以上のように関東化成の三十周年に際して、大学と関東化成の間での産学協同の再構築の必要性から、その三年後(二〇〇二年)、関東学院大学表面工学研究所が開設された。
多くの企業から御支援頂き、研究成果に関しては、契約企業には研究会などを通して討議し、その基礎技術を取り込んで発展した企業は何社にも上る。学生が中心となって研究してきた内容は、広く公に公表してきた。
しかしながら、リーマンショックを契機に、今まさに産業界は変革の時を迎え、大学も大きく変わらねばならない。
幸いにも大学の研究機構の御尽力で、昨年十二月に横浜市と大学との間で産学連携の協定が結ばれた。それを契機に、三十社以上の企業から賛同を頂き、横浜市の工業技術支援センター内に大学の新研究センターを構築する事となった。

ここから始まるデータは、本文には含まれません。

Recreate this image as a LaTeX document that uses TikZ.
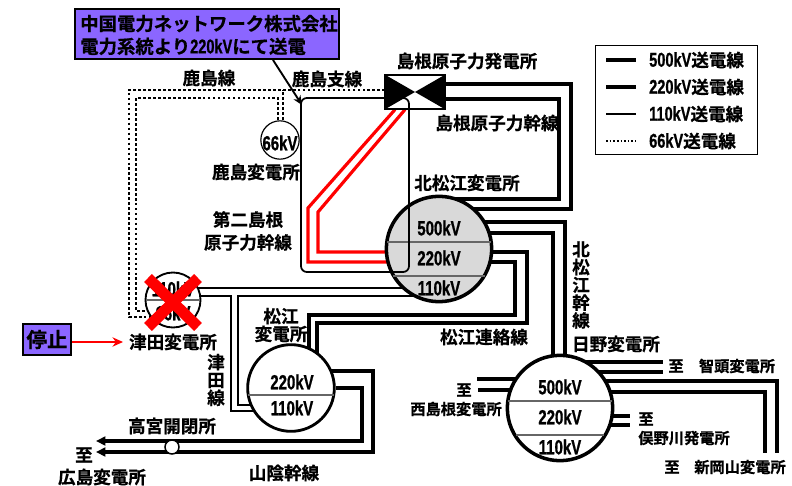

十月二五日に、賛同頂いた企業向けにキックオフミーティングを開催したが、百名近くの方々に出席いただいた。
これからは、大学の「知」の活用がキーになるが、産業界との信頼関係をベースに、より緊密に連携し、「ものづくりは人づくり」高度な技術者の養成の場として、また、魅力ある基礎から応用に至る研究所に育てていきたい。